_Instructions to follow_
Each line below that contains "this" counts once; report the total and nothing more.

(Stored records)
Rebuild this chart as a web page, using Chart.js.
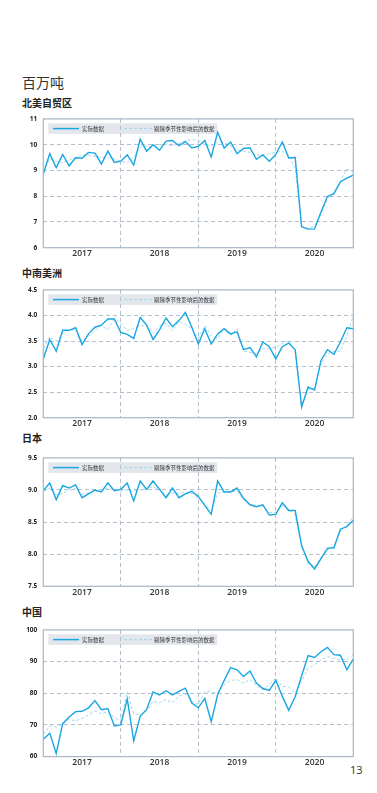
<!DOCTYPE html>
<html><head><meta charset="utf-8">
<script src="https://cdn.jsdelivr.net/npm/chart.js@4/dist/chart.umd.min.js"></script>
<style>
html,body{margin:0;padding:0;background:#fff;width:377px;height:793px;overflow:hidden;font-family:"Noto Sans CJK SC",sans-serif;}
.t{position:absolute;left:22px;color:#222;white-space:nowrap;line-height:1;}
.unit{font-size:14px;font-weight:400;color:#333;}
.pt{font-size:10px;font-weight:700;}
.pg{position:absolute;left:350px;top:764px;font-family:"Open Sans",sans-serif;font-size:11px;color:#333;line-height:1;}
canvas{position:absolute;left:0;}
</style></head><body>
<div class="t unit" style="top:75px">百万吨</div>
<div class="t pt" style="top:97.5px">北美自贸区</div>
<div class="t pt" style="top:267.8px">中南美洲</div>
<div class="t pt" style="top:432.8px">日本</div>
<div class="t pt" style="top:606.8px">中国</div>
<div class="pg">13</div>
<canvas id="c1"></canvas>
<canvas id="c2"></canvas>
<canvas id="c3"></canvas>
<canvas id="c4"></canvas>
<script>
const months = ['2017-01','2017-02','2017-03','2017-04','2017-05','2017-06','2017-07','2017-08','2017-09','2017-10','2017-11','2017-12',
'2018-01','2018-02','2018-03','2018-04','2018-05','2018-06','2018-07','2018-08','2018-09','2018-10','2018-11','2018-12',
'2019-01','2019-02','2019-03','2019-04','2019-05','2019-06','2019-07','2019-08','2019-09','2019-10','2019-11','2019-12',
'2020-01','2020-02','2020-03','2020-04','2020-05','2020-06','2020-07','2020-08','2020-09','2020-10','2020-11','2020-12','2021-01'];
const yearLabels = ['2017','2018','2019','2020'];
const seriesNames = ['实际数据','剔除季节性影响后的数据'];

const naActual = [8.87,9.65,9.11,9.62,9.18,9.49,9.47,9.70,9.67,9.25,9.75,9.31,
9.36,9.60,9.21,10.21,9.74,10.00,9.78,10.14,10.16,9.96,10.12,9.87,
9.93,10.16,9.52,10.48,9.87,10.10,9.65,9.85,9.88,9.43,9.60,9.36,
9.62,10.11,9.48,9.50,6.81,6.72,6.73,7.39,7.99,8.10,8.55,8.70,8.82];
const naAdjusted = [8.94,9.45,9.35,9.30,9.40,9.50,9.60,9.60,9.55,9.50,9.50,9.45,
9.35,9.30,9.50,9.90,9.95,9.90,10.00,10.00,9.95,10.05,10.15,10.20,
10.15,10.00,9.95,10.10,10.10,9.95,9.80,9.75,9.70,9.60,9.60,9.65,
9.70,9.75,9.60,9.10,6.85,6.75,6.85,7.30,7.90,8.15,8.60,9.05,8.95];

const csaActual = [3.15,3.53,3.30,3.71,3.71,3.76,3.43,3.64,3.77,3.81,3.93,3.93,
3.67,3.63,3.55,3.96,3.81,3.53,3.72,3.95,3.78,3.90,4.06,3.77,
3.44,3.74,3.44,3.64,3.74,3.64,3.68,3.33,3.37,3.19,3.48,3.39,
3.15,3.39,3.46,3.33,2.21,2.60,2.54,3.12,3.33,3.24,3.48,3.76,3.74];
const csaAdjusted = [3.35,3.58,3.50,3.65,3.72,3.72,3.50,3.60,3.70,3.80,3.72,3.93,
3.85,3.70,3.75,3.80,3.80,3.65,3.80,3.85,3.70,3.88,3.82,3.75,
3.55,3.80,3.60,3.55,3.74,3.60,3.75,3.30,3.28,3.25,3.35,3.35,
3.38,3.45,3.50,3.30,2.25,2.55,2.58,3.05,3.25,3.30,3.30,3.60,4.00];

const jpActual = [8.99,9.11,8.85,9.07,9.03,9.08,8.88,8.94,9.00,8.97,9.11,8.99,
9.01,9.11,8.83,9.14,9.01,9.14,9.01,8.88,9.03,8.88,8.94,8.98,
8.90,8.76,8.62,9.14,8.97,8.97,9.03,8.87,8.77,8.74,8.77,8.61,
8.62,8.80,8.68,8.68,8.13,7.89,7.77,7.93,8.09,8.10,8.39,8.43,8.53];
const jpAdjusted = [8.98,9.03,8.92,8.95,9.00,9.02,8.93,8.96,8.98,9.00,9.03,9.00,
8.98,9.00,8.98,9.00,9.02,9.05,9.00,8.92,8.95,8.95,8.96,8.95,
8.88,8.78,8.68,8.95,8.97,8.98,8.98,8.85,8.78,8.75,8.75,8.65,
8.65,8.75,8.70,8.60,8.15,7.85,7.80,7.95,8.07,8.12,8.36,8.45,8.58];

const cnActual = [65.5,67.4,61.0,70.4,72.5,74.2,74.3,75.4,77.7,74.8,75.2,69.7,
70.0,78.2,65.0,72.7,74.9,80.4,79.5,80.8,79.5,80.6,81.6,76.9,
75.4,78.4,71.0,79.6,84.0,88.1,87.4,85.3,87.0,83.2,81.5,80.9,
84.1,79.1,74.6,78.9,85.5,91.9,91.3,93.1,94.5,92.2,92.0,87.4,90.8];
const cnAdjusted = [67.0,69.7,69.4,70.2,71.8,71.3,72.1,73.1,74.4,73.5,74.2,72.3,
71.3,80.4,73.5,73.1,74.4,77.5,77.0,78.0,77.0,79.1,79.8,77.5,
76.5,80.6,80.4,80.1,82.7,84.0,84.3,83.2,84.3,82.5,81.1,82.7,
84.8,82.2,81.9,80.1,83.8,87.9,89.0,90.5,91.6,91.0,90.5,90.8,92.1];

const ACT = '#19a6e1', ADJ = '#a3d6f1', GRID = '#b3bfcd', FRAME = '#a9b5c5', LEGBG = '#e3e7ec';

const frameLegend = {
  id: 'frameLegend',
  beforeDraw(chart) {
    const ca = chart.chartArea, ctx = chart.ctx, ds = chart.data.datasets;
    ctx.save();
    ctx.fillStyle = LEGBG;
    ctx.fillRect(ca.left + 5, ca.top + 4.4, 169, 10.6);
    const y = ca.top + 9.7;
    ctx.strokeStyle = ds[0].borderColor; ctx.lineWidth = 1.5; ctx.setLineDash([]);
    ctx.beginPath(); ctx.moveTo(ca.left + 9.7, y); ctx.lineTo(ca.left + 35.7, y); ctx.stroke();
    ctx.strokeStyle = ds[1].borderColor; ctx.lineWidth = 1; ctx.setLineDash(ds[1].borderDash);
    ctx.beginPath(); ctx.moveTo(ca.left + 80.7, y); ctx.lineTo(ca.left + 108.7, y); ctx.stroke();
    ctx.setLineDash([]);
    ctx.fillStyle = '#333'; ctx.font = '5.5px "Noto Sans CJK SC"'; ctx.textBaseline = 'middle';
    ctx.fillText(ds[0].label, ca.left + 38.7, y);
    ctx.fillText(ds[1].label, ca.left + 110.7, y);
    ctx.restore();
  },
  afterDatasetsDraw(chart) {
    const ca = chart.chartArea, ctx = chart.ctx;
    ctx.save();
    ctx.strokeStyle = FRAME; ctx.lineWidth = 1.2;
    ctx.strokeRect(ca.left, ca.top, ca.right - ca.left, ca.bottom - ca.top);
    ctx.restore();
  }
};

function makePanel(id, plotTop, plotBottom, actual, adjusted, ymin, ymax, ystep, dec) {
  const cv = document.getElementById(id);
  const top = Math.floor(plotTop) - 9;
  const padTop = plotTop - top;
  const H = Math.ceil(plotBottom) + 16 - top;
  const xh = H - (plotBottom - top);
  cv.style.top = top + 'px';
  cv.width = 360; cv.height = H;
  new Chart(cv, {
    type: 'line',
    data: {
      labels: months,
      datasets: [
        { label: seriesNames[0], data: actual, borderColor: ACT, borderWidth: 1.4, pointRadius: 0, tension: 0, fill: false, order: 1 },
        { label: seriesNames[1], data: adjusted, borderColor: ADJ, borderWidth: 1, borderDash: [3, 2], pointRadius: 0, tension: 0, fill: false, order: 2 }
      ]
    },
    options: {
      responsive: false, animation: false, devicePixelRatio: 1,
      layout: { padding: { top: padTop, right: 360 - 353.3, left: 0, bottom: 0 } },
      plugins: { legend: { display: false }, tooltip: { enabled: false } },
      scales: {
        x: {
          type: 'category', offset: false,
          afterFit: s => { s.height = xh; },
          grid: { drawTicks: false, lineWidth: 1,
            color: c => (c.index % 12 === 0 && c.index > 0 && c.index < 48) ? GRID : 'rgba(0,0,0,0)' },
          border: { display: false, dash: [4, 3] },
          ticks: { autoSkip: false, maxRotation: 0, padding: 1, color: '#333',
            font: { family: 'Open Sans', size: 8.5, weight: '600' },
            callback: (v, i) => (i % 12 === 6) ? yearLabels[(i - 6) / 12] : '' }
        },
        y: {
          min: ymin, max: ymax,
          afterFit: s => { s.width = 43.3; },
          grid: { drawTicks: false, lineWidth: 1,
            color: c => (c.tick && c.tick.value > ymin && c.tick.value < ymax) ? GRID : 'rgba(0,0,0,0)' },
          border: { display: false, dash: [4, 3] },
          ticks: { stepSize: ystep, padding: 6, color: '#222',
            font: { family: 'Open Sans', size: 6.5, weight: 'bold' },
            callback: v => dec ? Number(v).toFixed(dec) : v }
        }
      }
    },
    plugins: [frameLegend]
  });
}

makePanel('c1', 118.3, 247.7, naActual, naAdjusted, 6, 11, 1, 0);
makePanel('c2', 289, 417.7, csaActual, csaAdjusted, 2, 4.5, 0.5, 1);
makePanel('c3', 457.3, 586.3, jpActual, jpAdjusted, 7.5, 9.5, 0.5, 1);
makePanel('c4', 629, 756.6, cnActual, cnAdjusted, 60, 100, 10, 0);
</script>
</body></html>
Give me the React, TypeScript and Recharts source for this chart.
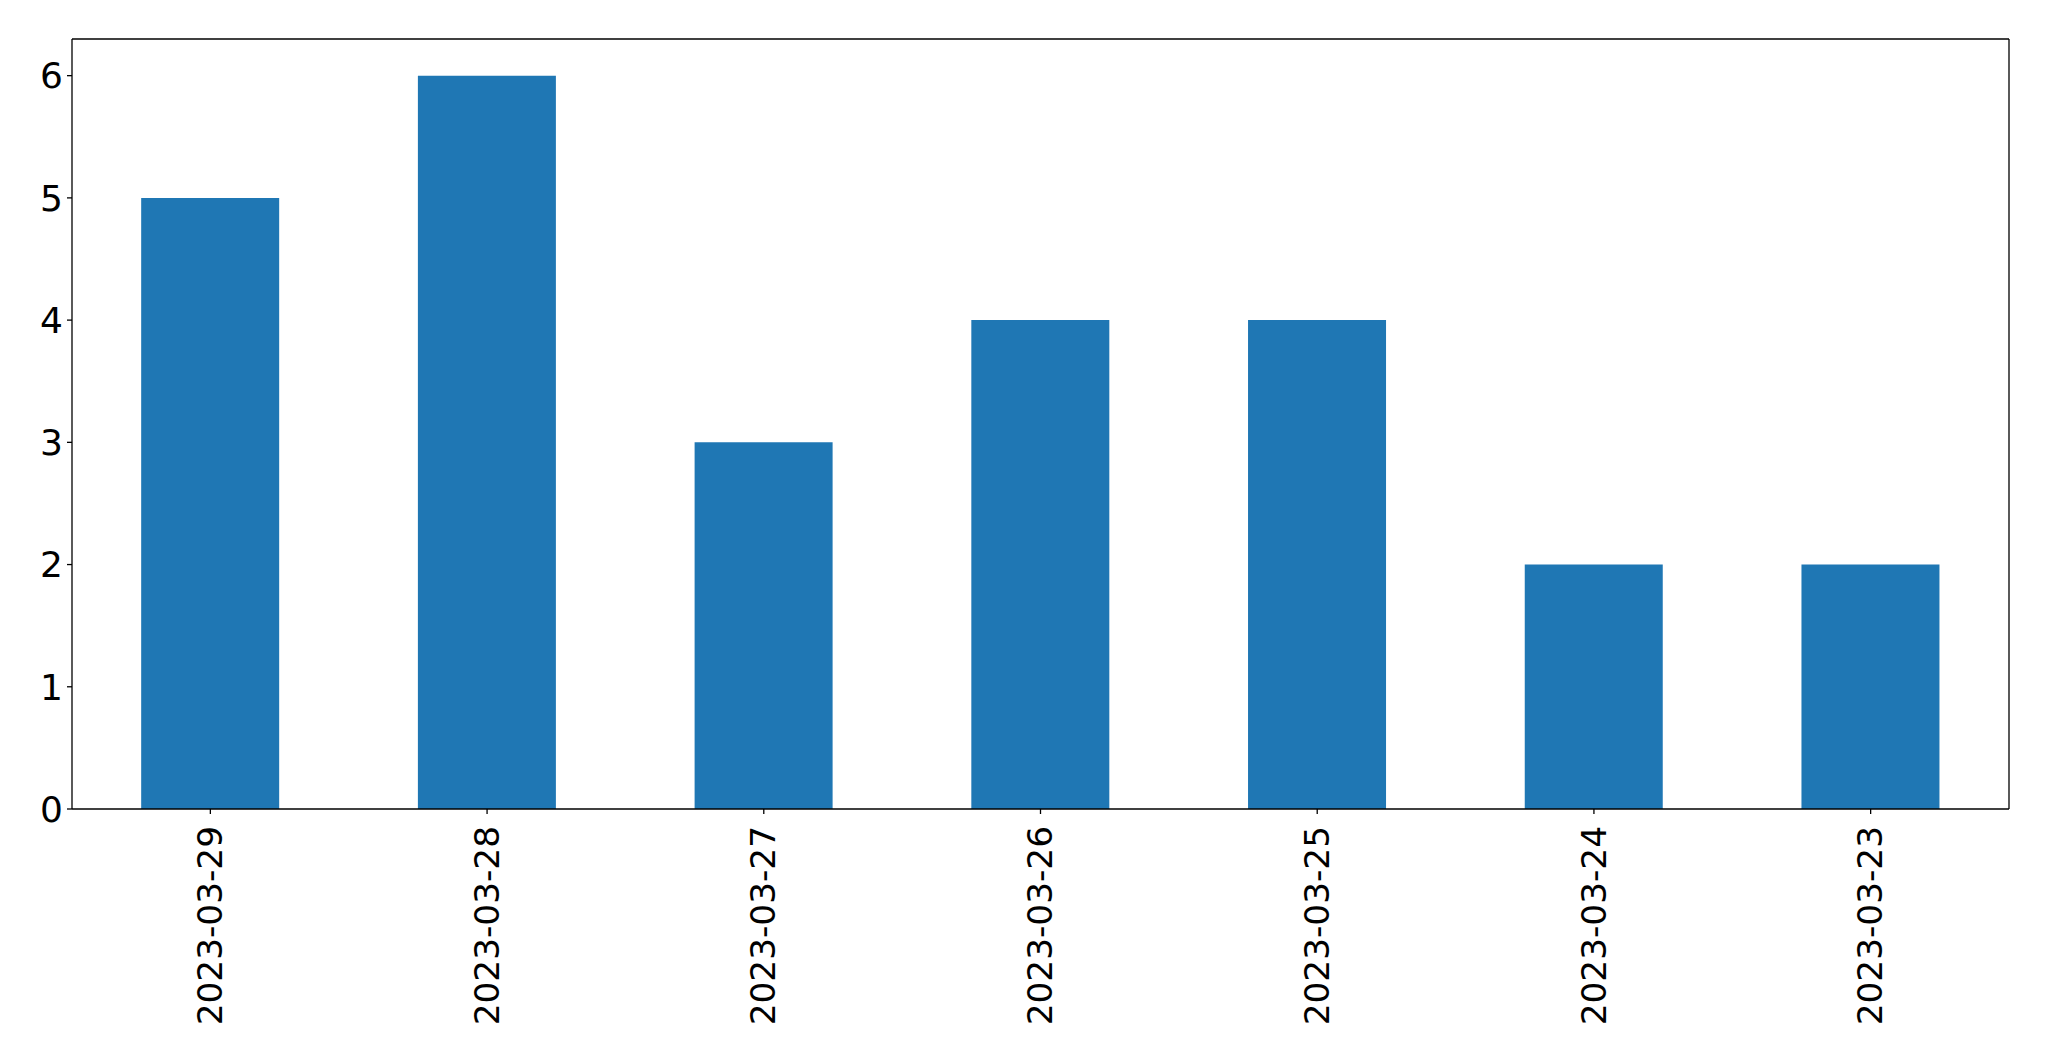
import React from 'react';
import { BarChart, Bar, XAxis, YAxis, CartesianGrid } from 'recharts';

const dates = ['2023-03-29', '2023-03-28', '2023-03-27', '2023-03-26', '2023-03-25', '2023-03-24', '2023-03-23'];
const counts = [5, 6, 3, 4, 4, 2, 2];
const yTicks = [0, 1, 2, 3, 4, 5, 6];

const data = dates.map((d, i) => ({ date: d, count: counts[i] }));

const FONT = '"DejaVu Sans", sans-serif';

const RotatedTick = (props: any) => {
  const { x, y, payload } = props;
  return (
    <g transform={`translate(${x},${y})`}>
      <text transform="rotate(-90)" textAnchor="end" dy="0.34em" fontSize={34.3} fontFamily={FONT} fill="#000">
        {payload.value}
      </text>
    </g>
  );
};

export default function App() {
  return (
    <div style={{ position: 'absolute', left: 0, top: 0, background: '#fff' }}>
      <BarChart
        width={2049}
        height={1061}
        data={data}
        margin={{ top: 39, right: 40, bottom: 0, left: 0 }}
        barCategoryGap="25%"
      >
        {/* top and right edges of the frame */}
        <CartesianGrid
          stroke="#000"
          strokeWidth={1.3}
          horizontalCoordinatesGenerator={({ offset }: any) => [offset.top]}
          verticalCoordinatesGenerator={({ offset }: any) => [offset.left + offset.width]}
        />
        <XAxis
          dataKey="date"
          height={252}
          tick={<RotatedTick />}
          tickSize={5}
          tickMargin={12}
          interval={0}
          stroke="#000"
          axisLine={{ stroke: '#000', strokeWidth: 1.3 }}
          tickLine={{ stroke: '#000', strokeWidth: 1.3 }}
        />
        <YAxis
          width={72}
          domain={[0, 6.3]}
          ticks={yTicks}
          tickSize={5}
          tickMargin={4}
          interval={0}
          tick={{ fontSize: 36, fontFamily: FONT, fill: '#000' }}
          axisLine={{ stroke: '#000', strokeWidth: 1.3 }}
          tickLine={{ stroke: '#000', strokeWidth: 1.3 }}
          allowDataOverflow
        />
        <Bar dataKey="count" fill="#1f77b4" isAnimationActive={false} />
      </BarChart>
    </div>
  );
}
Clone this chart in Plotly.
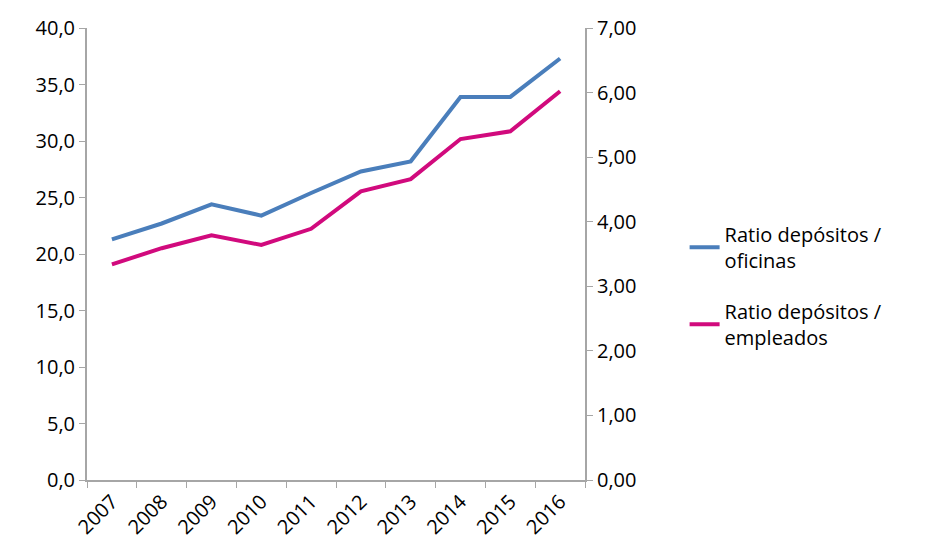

_Expected answer_
3